Maintenant, si l'étrangère a 3 enfants, et une des femmes françaises un seul au lieu de deux, l'étrangère aura donc 3 naissances sur 14, ce qui représente donc 21 % des naissances. Le taux de fécondité va alors changer : pour les 6 françaises, on aura un taux de fécondité de 1, 83, et, en prenant en compte la mère étrangère, le taux de fécondité sera de 2. Il y aura donc une petite élévation de la fécondité nationale, de 1,83 à 2, ce qui représente la situation actuelle en France. Sans les mères étrangères, on aurait 1,8 enfant par femme au lieu de 2. 

La contribution au nombre de naissances est donc forte - environ 20 % des naissances sont des naissances de mères étrangères. La contribution à la fécondité va être beaucoup plus faible, car une mère sur sept ne pèse pas très lourd dans la moyenne. On peut donc tout à fait avoir une forte contribution aux naissances et une faible contribution au taux de fécondité - qui est la moyenne du nombre d'enfants qu'ont les femmes. Si une minorité est surféconde, cela ne va pas pour autant faire changer fortement la moyenne, tout simplement parce que ces femmes restent minoritaires. Cette surfécondité par rapport au niveau français varie beaucoup selon les origines. L'immigration portugaise a même moins d'enfants que la moyenne française. Le taux de fécondité de l'immigration maghrébine est également maintenant très proche du taux français. Dans tous les pays du Maghreb, on avait 7 enfants par femme dans les années 70, alors qu'on en a à peine plus de 2 maintenant.  C'est chez les migrants d' Afrique subsaharienne que l'on trouve des taux de fécondité encore relativement élevés, mais pour l'instant la migration africaine, très concentrée dans la région parisienne, est modérée par rapport à la France entière. Les flux les plus importants de migrants que la France reçoit chaque année viennent du Maghreb, ce qui explique que l’impact sur la fécondité reste faible. Si on regarde la fécondité de la France sans les étrangers et si on applique tous les calculs aux pays voisins, l'écart du taux de fécondité de la France avec les pays voisins serait encore plus important. En Allemagne, plus de 30 % des naissances sont de mères étrangères, tout comme en Suisse et en Espagne. Dans la plupart des pays voisins, la croissance de population se fait uniquement par l'immigration, ce qui n'est pas le cas chez nous, puisqu'elle ne représente qu'un quart de la croissance de la population chaque année.

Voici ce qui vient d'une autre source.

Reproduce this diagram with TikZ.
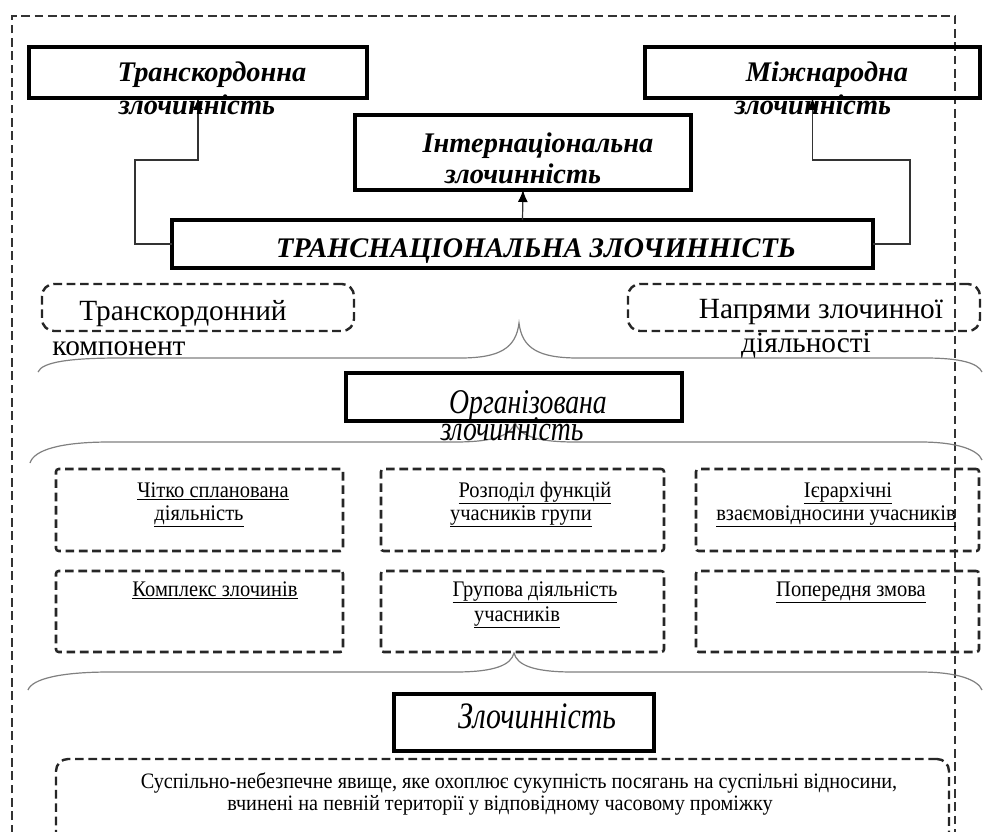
\documentclass[tikz,border=0pt]{standalone}
\usepackage{fontspec}
\setmainfont{Liberation Serif}
\newfontfamily\condf[FakeStretch=0.8]{Liberation Serif}
\newfontfamily\smallf[FakeStretch=0.92]{Liberation Serif}
\usetikzlibrary{arrows.meta}
\newcommand{\mkbox}[6]{%
  \node[#6, minimum width={(#4-#2)*0.75pt}, minimum height={(#5-#3)*0.75pt}] (#1) at ({(#2+#4)/2},{(#3+#5)/2}) {};}
\begin{document}
\begin{tikzpicture}[x=0.75pt,y=-0.75pt,
  thickbox/.style={draw=black, line width=3pt, inner sep=0pt, outer sep=0pt},
  medbox/.style={draw=black, line width=2.4pt, inner sep=0pt, outer sep=0pt},
  dround/.style={draw=black!85, line width=1.8pt, dash pattern=on 6.5pt off 3.5pt, rounded corners=9pt, inner sep=0pt, outer sep=0pt},
  dsq/.style={draw=black!85, line width=1.9pt, dash pattern=on 6.5pt off 3.5pt, rounded corners=2pt, inner sep=0pt, outer sep=0pt},
  frame/.style={draw=black!80, line width=1.1pt, dash pattern=on 6.5pt off 3.5pt},
  brc/.style={draw=black!50, line width=0.9pt},
  conn/.style={draw=black!80, line width=0.9pt, -{Latex[length=9pt,width=7.5pt,fill=black,color=black]}},
  ttl/.style={font=\fontsize{21.3}{24}\selectfont\bfseries\itshape, inner sep=0pt, anchor=base},
  cit/.style={font=\fontsize{26}{30}\selectfont\condf\itshape, inner sep=0pt, anchor=base},
  citbig/.style={font=\fontsize{28}{32}\selectfont\condf\itshape, inner sep=0pt, anchor=base},
  med/.style={font=\fontsize{22}{26}\selectfont, inner sep=0pt, anchor=base},
  sml/.style={font=\fontsize{16.7}{20}\selectfont\smallf, inner sep=0pt, anchor=base},
  btm/.style={font=\fontsize{16.5}{19}\selectfont\smallf, inner sep=0pt, anchor=base}
]
\useasboundingbox (0,0) rectangle (984,831);
\clip (0,0) rectangle (984,831);
\fill[white] (0,0) rectangle (984,831);
% outer frame
\draw[frame] (12,900) -- (12,16) -- (955,16) -- (955,900);
% braces
\draw[brc] (38,372) .. controls (42,362) and (70,358) .. (120,358) -- (460,358) .. controls (500,358) and (516,348) .. (519,323) .. controls (522,348) and (538,358) .. (578,358) -- (925,358) .. controls (960,358) and (978,363) .. (982,372);
\draw[brc] (30,463) .. controls (34,450) and (60,442) .. (110,442) -- (455,442) .. controls (495,442) and (512,435) .. (515,422) .. controls (518,435) and (535,442) .. (575,442) -- (920,442) .. controls (958,442) and (978,450) .. (982,460);
\draw[brc] (28,690) .. controls (32,679) and (60,672) .. (110,672) -- (455,672) .. controls (495,672) and (511,665) .. (514,653) .. controls (517,665) and (533,672) .. (573,672) -- (920,672) .. controls (958,672) and (978,680) .. (982,690);
% thick boxes
\mkbox{tk}{29}{47}{367}{98}{thickbox}
\mkbox{mn}{645}{47}{980}{98}{thickbox}
\mkbox{intern}{355}{115}{691}{190}{thickbox}
\mkbox{trans}{172}{220}{873}{268}{thickbox}
\mkbox{org}{346}{373}{682}{421}{medbox}
\mkbox{zl}{394}{694}{654}{751}{thickbox}
% dashed boxes
\mkbox{trk}{42}{284}{354}{331}{dround}
\mkbox{npr}{628}{284}{980}{331}{dround}
\mkbox{aa}{56}{469}{343}{551}{dsq}
\mkbox{ab}{381}{469}{664}{551}{dsq}
\mkbox{ac}{696}{469}{979}{551}{dsq}
\mkbox{ba}{56}{571}{343}{652}{dsq}
\mkbox{bb}{381}{571}{664}{652}{dsq}
\mkbox{bc}{696}{571}{979}{652}{dsq}
\mkbox{def}{56}{759}{949}{880}{dround}
% connectors
\coordinate (lc) at (135,160);
\coordinate (rc) at (910,160);
\draw[conn] (trans.west) -| (lc) -| (tk.south);
\draw[conn] (trans.east) -| (rc) -| (mn.south);
\draw[conn] (trans.north) -- (intern.south);
% texts
\node[ttl] (tk1) at (212,82) {Транскордонна};
\node[ttl] (tk2) at (197,115) {злочинність};
\node[ttl] (mn1) at (827,82) {Міжнародна};
\node[ttl] (mn2) at (813,115) {злочинність};
\node[ttl] (in1) at (538,152) {Інтернаціональна};
\node[ttl] (in2) at (523,183) {злочинність};
\node[ttl] (tr1) at (536,257) {ТРАНСНАЦІОНАЛЬНА ЗЛОЧИННІСТЬ};
\node[med] (tkc1) at (183,320) {Транскордонний};
\node[med] (tkc2) at (119,355) {компонент};
\node[med] (np1) at (821,318) {Напрями злочинної};
\node[med] (np2) at (806,352) {діяльності};
\node[cit] (or1) at (528,413) {Організована};
\node[cit] (or2) at (512,440) {злочинність};
\node[sml] (t11) at (213,497) {\underline{Чітко спланована}};
\node[sml] (t12) at (199,520) {\underline{діяльність}};
\node[sml] (t21) at (535,497) {\underline{Розподіл функцій}};
\node[sml] (t22) at (521,520) {\underline{учасників групи}};
\node[sml] (t31) at (848,497) {\underline{Ієрархічні}};
\node[sml] (t32) at (836,520) {\underline{взаємовідносини учасників}};
\node[sml] (t41) at (215,596) {\underline{Комплекс злочинів}};
\node[sml] (t51) at (535,596) {\underline{Групова діяльність}};
\node[sml] (t52) at (517,621) {\underline{учасників}};
\node[sml] (t61) at (851,596) {\underline{Попередня змова}};
\node[citbig] (zl1) at (537,728) {Злочинність};
\node[btm] (d1) at (519,788) {Суспільно-небезпечне явище, яке охоплює сукупність посягань на суспільні відносини,};
\node[btm] (d2) at (500,810) {вчинені на певній території у відповідному часовому проміжку};
\end{tikzpicture}
\end{document}
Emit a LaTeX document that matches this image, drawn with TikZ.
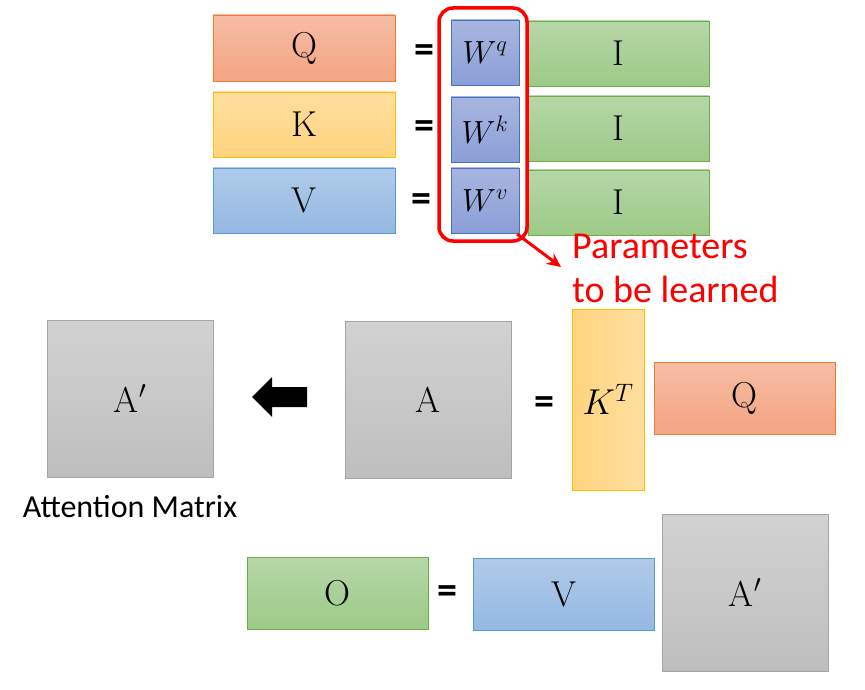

 Les femmes françaises ont beaucoup d'enfants, et on peut l'expliquer en partie par la politique familiale. L'Europe du Sud (Grèce, Espagne..) et les pays germaniques sont des pays familialistes, et ce sont ceux qui ont la plus basse fécondité, alors que ceux qui sont les plus flexibles - avec un statut des enfants dans le mariage ou hors mariage qui est équivalent, la pratique de la cohabitation - ont des taux de fécondité plus élevés. La rigidité des structures familiales sont maintenant contraires à la fécondité. 

Le poids social de l’absence d’enfant pour une femme influence-t-il ce phénomène de forte fécondité ?

Il est incontestable qu'en France il existe une norme assez forte de l'entourage. La politique familiale n'explique pas tout, mais c'est vrai qu'il existe dans notre pays l'idée qu'une femme ou un homme sans enfant n'aurait pas totalement réussi sa vie. La France est un des rares pays au monde à scolariser les enfants dès l'âge de 3 ans, ce qui manque cruellement dans les pays comme l'Allemagne, car ce n'est pas dans leurs traditions. En Allemagne, il y a un manque cruel de maternelles et de garderies, qui sont des structures qui jouent un rôle fondamental en France, qui font partie des plus fortes mesures natalistes.